Tra un goal e Tsahal

Ben Sahar, ventenne attaccante dell’Espanyol, è uno dei più grandi talenti del calcio israeliano, pronto ormai per seguire le orme di Yosi Benayoun, bandiera e titolare indiscusso del Liverpool. Ma la carriera di questo ragazzo di Holon è stata lungamente a un bivio, e non per motivi squisitamente tecnici. Da quando è diventato maggiorenne, infatti, il ministero della Difesa preme affinché Ben, al pari dei suoi coetanei, svolga il consueto triennio di servizio militare. Interrompere l’attività agonistica per un così lungo periodo significa però verosimilmente perdere qualsiasi possibilità di sfondare nel football che conta. E Ben ne è consapevole. Tanto che si è sempre opposto con forza a questa prospettiva. Con il sostegno di una buona parte del mondo politico, che in lui vede una sorte di ambasciatore all’estero dello stato ebraico e che nel 2007 cercò vanamente di far passare il lodo Sahar, vera e propria legge ad personam finalizzata a tenerlo fuori da Tsahal.

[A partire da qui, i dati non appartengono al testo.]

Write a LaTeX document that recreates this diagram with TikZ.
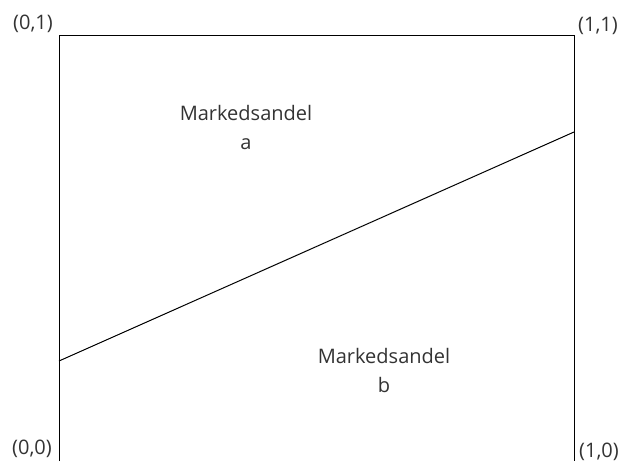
\documentclass[tikz,border=0pt]{standalone}
\usepackage{fontspec}
\setmainfont{Open Sans}
\begin{document}
\begin{tikzpicture}[x=1pt,y=-1pt,
  lbl/.style={text=black!80,font=\fontsize{20}{29}\selectfont,inner sep=0pt},
  edge/.style={draw=black,line width=1pt}]
\useasboundingbox (0,0) rectangle (621,461);
\coordinate (bl) at (59,461);
\coordinate (tl) at (59,35);
\coordinate (tr) at (574,35);
\coordinate (br) at (574,461);
\coordinate (l0) at (59,361);
\coordinate (r0) at (574,132);
\draw[edge] (bl) -- (tl) -- (tr) -- (br);
\draw[edge] (l0) -- (r0);
\node[lbl] (c01) at (33,24) {(0,1)};
\node[lbl] (c11) at (598,26) {(1,1)};
\node[lbl] (c00) at (32,449) {(0,0)};
\node[lbl] (c10) at (599,452) {(1,0)};
\node[lbl,align=center] (ma) at (246,127) {Markedsandel\\a};
\node[lbl,align=center] (mb) at (384,370) {Markedsandel\\b};
\end{tikzpicture}
\end{document}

La legge non venne approvata ma al Rooney israeliano, come l’aveva soprannominato Jose Mourinho ai tempi del Chelsea, fu comunque concessa una proroga di due anni. La scorsa estate, trascorso questo lasso di tempo, il problema si è ripresentato. Continuare a giocare nella Liga con il rischio di essere perseguito penalmente o mettersi l’anima in pace e indossare l’uniforme rinunciando a diventare un top player? Un dubbio quasi amletico per la punta dell’Espanyol, che ha recentemente raggiunto un compromesso con le Israel Defense Forces (Idf ). La sua carriera è almeno per il momento salva, a patto che Ben vesta la mimetica ogni qualvolta abbia un periodo di ferie con il suo club. Ha già iniziato durante il break per le feste natalizie, ma la prima sessione di naja vera e propria è prevista per la prossima estate, quando tra giugno e luglio la Liga chiuderà i battenti.

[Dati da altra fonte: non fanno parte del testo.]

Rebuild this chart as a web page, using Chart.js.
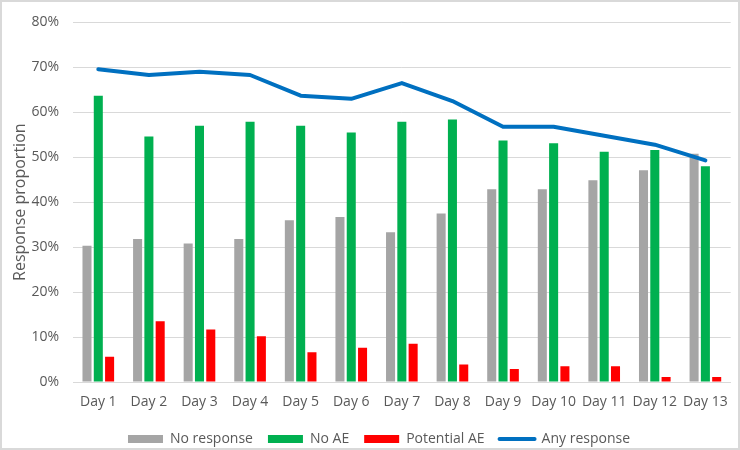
<!DOCTYPE html>
<html>
<head>
<meta charset="utf-8">
<script src="https://cdn.jsdelivr.net/npm/chart.js@4/dist/chart.umd.min.js"></script>
<style>
  html, body { margin: 0; padding: 0; background: #fff; }
  #wrap { width: 740px; height: 450px; position: relative; }
</style>
</head>
<body>
<div id="wrap"><canvas id="c" width="740" height="450"></canvas></div>
<script>
const categories = ["Day 1","Day 2","Day 3","Day 4","Day 5","Day 6","Day 7","Day 8","Day 9","Day 10","Day 11","Day 12","Day 13"];
const noResponse  = [30.3, 31.8, 30.8, 31.8, 36.0, 36.7, 33.3, 37.5, 42.9, 42.9, 44.9, 47.1, 50.8];
const noAE        = [63.7, 54.6, 57.0, 57.9, 57.0, 55.5, 57.9, 58.4, 53.7, 53.1, 51.2, 51.6, 48.0];
const potentialAE = [5.6, 13.5, 11.7, 10.2, 6.6, 7.6, 8.5, 3.9, 2.9, 3.5, 3.5, 1.1, 1.1];
const anyResponse = [69.6, 68.3, 69.0, 68.3, 63.7, 63.0, 66.5, 62.5, 56.8, 56.8, 54.8, 52.8, 49.3];
const yTicks = [0, 10, 20, 30, 40, 50, 60, 70, 80];

const FONT = "'Open Sans', 'Noto Sans', sans-serif";
const TXT = '#595959';

const frame = {
  id: 'frame',
  beforeDraw(chart) {
    const ctx = chart.ctx;
    ctx.save();
    ctx.fillStyle = '#fff';
    ctx.fillRect(0, 0, chart.width, chart.height);
    ctx.restore();
  },
  afterDraw(chart) {
    const ctx = chart.ctx;
    ctx.save();
    ctx.strokeStyle = '#d9d9d9';
    ctx.lineWidth = 2;
    ctx.strokeRect(1, 1, chart.width - 2, chart.height - 2);
    ctx.restore();
  }
};

const legendTweak = {
  id: 'legendTweak',
  beforeInit(chart) {
    const lg = chart.legend;
    const orig = lg.fit;
    lg.fit = function() { orig.call(this); this.height -= 6; };
  },
  afterLayout(chart) {
    const lg = chart.legend;
    lg.left += 13;
    lg.right += 13;
  }
};

const barCommon = { barPercentage: 0.8, categoryPercentage: 0.67, order: 1 };

new Chart(document.getElementById('c'), {
  data: {
    labels: categories,
    datasets: [
      Object.assign({ type: 'bar', label: 'No response', data: noResponse, backgroundColor: '#A5A5A5' }, barCommon),
      Object.assign({ type: 'bar', label: 'No AE', data: noAE, backgroundColor: '#00B050' }, barCommon),
      Object.assign({ type: 'bar', label: 'Potential AE', data: potentialAE, backgroundColor: '#FF0000' }, barCommon),
      { type: 'line', label: 'Any response', data: anyResponse, borderColor: '#0070C0', backgroundColor: '#0070C0',
        borderWidth: 4, pointRadius: 0, tension: 0, order: 0, borderCapStyle: 'round', borderJoinStyle: 'round' }
    ]
  },
  options: {
    responsive: false,
    animation: false,
    devicePixelRatio: 1,
    layout: { padding: { left: 0, right: 8, top: 17, bottom: 0 } },
    scales: {
      x: {
        grid: { display: false, drawTicks: false },
        border: { display: true, color: '#d9d9d9', width: 1 },
        ticks: { color: TXT, font: { family: FONT, size: 14 }, padding: 12, maxRotation: 0, autoSkip: false },
        afterFit(s) { s.height = 35; }
      },
      y: {
        min: 0, max: 80,
        afterBuildTicks(s) { s.ticks = yTicks.map(v => ({ value: v })); },
        grid: { color: '#d9d9d9', lineWidth: 1, drawTicks: false },
        border: { display: false },
        ticks: { color: TXT, font: { family: FONT, size: 14 }, padding: 14, callback: v => v + '%' },
        title: { display: true, text: 'Response proportion', color: TXT, font: { family: FONT, size: 16 }, padding: { top: 11, bottom: 0 } },
        afterFit(s) { s.width = 73; }
      }
    },
    plugins: {
      tooltip: { enabled: false },
      legend: {
        position: 'bottom',
        labels: {
          color: TXT,
          font: { family: FONT, size: 14 },
          usePointStyle: true,
          pointStyleWidth: 35,
          boxHeight: 8,
          padding: 15,
          sort: (a, b) => a.datasetIndex - b.datasetIndex,
          generateLabels(chart) {
            const items = Chart.defaults.plugins.legend.labels.generateLabels(chart);
            items.forEach(it => {
              const ds = chart.data.datasets[it.datasetIndex];
              if (ds.type === 'line') {
                it.pointStyle = 'line';
                it.strokeStyle = ds.borderColor;
                it.lineWidth = 4;
                it.lineCap = 'round';
              } else {
                it.pointStyle = 'rect';
                it.fillStyle = ds.backgroundColor;
                it.strokeStyle = ds.backgroundColor;
                it.lineWidth = 0;
              }
            });
            return items;
          }
        }
      }
    }
  },
  plugins: [frame, legendTweak]
});
</script>
</body>
</html>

Dunque rancio e levatacce all’alba invece del mare cristallino dei Caraibi o della Polinesia, mete probabili gli saranno assegnati compiti particolarmente gravosi ma si tratterà, in ogni caso, di un grosso sacrificio. Anche se l’erede di Benayoun, pur considerando il calcio una priorità, ha sempre affermato di considerare la possibilità di servire il proprio paese “un grande onore”. La fine del contenzioso, se non altro, gli ha permesso di ritrovare la serenità che negli ultimi tempi sembrava smarrita. Nel novembre scorso, durante un match nel quale si sono sfidate la compagine israeliana under 21 e quella dei pari età bulgari, ha esibito alcuni dei colpi migliori del suo repertorio, vincendo praticamente da solo la partita grazie ad una fantastica tripletta.
Sembra tornato quello di un tempo, l’attaccante che faceva entusiasmare i tifosi del Chelsea e che in patria aveva collezionato una sfilza di record. Come quando, a diciassette anni, era diventato il giocatore più giovane a esordire e a segnare con la maglia della nazionale. E dopo aver tanto girovagato per i campi di mezza Inghilterra, ha trovato una giusta collocazione nell’Espanyol, squadra dalla buona tradizione che potrebbe rivelarsi un ottimo trampolino di lancio per palcoscenici ancora più prestigiosi. Il piccolo Rooney, dal canto suo, ha conquistato i supporter locali sin dal primo momento. Durante un’amichevole estiva con il Liverpool segnò una doppietta che permise ai catalani di imporsi per tre a zero sui fortissimi rivali. Era il cosiddetto calcio d’agosto, ma per i tifosi valeva come una partita di Champions League.